A heart-pumping search for spots –


LSON’s managing editor tests the Ezy-Axis deer call with its creator

Story and photos by Lili Sams, Lone Star Outdoor News

A small herd of axis ran across the road, shortly after driving onto the property of Joshua Creek Ranch. I could feel my heart pumping, it was on. 

“The axis rut is about to start here any day,” Eric Harrison said. You could feel his excitement in his delivery. 

Harrison has worked for Joshua Creek for over a decade and has a contagious passion for axis deer. 

A few years ago, Harrison was cleaning out his “gear closet” to prepare for the birth of his first born. In the midst of organizing, he started playing around with various calls he found. 

“I picked up this one and blew it and thought to myself, wow this sounds like an axis buck,” he remembered. 

He tinkered with the calls and ultimately created the Ezy-Axis deer call. 

The call creates the sound of axis buck screaming. At first, it sounds similar to those bazookas you would find in a gift bag at a kids birthday party. The scream is meant to represent a buck’s dominance, location and willingness to fight or breed. It works on trophy bucks as well as doe.
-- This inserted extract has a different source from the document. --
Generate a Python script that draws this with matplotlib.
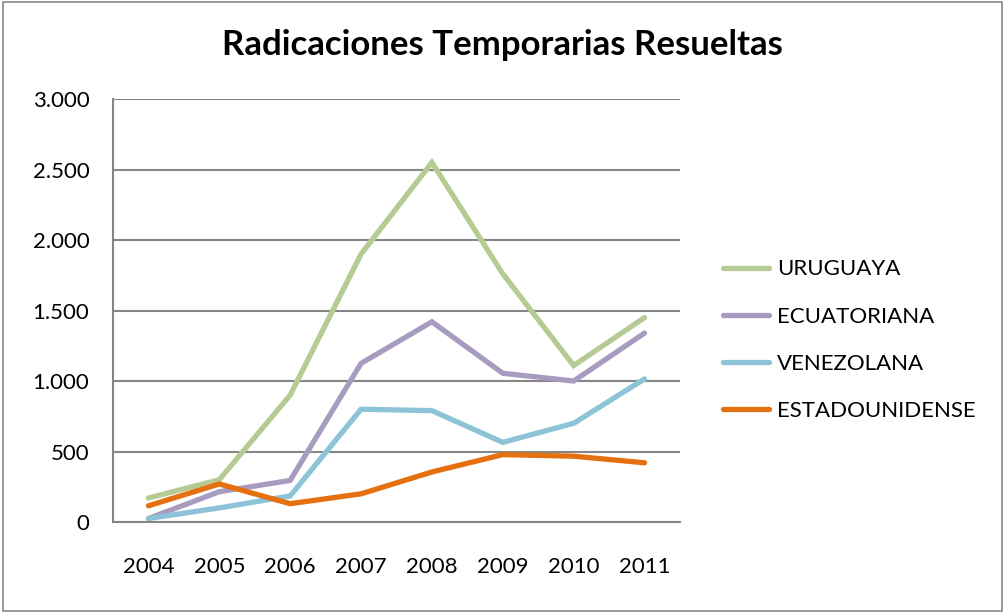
import matplotlib.pyplot as plt
from matplotlib.patches import Rectangle
from matplotlib.ticker import FuncFormatter

years = ["2004", "2005", "2006", "2007", "2008", "2009", "2010", "2011"]
uruguaya = [170, 300, 900, 1900, 2550, 1760, 1110, 1450]
ecuatoriana = [25, 215, 295, 1125, 1420, 1055, 1000, 1340]
venezolana = [25, 100, 185, 800, 790, 565, 700, 1015]
estadounidense = [115, 270, 130, 200, 355, 478, 467, 420]

series = [
    ("URUGUAYA", uruguaya, "#B5CB93"),
    ("ECUATORIANA", ecuatoriana, "#A89BC0"),
    ("VENEZOLANA", venezolana, "#8CC3D7"),
    ("ESTADOUNIDENSE", estadounidense, "#E5700F"),
]

plt.rcParams['font.family'] = ['Lato', 'DejaVu Sans']

fig = plt.figure(figsize=(10.05, 6.13), dpi=100)
ax = fig.add_axes([0.1124, 0.1484, 0.5642, 0.6901])

x = range(len(years))
for name, vals, col in series:
    ax.plot(x, vals, color=col, lw=3.8, label=name, solid_capstyle='round',
            solid_joinstyle='miter')

ax.set_xlim(-0.5, 7.5)
ax.set_ylim(0, 3000)
ax.set_yticks(range(0, 3001, 500))
ax.yaxis.set_major_formatter(FuncFormatter(lambda v, p: f"{int(v):,}".replace(",", ".")))
ax.set_xticks(list(x))
ax.set_xticklabels(years)
ax.tick_params(axis='both', length=0, labelsize=16, colors='black')
ax.tick_params(axis='y', pad=17)
ax.tick_params(axis='x', pad=25)
ax.grid(axis='y', color='#868686', lw=1.5)
ax.set_axisbelow(True)
for s in ['top', 'right']:
    ax.spines[s].set_visible(False)
for s in ['left', 'bottom']:
    ax.spines[s].set_color('#868686')
    ax.spines[s].set_linewidth(1.5)

fig.text(0.5, 0.927, "Radicaciones Temporarias Resueltas", ha='center', va='center',
         fontsize=25, fontweight='bold')

ax.legend(loc='center left', bbox_to_anchor=(1.04, 0.43), frameon=False, fontsize=16,
          handlelength=2.1, labelspacing=1.22, handletextpad=0.35)

fig.patches.append(Rectangle((0.003, 0.003), 0.994, 0.994, transform=fig.transFigure,
                             fill=False, edgecolor='#868686', lw=1.2))

fig.savefig("out.png", dpi=100)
The mouth-blowing diaphragm call works best paired with rattling horns and a cow call.

Before the sun came up, we were cruising the winding roads of the ranch. 

Two screams came from the left and one a little farther away. It felt as if we were surrounded by bucks as we got out of the truck, with each one marking their territory and letting the others know where they were.  
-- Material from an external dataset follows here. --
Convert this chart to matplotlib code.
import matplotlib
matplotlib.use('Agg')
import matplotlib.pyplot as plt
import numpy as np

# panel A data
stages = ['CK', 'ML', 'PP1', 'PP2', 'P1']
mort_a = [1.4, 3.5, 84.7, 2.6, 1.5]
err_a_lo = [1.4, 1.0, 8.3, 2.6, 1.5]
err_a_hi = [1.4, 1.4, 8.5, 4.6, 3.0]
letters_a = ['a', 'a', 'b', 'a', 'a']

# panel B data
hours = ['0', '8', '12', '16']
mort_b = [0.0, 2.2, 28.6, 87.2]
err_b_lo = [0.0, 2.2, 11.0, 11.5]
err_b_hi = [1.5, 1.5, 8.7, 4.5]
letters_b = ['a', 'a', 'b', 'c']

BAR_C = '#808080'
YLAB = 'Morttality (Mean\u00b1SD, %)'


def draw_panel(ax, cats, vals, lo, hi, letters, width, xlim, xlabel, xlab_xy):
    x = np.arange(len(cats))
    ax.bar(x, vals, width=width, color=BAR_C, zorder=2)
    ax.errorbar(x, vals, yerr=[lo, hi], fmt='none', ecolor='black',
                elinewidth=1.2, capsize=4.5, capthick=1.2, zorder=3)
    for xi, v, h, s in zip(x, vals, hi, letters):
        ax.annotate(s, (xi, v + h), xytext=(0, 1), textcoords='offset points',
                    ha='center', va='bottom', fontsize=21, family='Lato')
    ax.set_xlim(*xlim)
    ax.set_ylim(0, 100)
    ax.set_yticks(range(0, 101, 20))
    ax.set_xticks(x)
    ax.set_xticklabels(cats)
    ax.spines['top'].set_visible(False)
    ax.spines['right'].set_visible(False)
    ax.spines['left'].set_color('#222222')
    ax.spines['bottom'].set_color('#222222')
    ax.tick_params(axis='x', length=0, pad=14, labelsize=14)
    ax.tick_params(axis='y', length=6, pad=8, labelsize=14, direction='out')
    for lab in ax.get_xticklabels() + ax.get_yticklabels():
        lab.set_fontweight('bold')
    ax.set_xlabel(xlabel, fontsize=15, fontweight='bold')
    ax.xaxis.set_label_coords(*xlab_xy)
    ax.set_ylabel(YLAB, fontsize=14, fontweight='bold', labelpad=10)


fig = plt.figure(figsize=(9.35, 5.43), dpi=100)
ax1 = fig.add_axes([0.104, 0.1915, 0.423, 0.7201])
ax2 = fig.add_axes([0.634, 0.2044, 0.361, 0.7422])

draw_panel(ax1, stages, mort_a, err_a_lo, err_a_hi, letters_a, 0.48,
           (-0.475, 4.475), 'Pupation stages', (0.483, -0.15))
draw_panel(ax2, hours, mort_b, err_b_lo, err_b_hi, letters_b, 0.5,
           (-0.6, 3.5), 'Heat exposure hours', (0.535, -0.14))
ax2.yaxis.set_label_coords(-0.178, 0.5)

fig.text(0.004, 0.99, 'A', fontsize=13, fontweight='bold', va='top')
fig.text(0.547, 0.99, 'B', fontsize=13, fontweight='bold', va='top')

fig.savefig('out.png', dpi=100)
As dense fog started to lift on the Hill Country, we settled into place against an oak tree. 

“Are you ready? Because when I use this call they are going to come running,” he said. 

Harrison let off three screams, a rattle of horns and a quick cow squeak. Within seconds, the herd started moving in our direction. 

The call sounded just like the bucks we had heard earlier. 

What looked like only a few, quickly turned into a sea of thousands of spots and about 20 sets of eyes staring at us. 

The call worked just like Harrison said it would. It was exhilarating. 

It felt like raw and natural hunting. They were right there curious while maintaining caution. 

The spots became a moving collage. I was confused as to which one to pick; there were so many choices.

“If you are going to make a shot you need to shoot now,” Harrison told me.

I became fixated on one of the spots and taking the shot was a blur. 

All but one of the deer scattered and we sat relishing in the moment we had just been a part of. 

“Go relax and I’ll get the animal skinned and packaged for you,” Harrison said. 

As I waited for the fresh axis meat, I listened to multiple bobwhite quail sing to their mates and I rocked back and forth in a rocking chair in front of the luxury ranch style room. Joshua Creek is known for upland bird hunting, sporting clays and its five-star accommodations.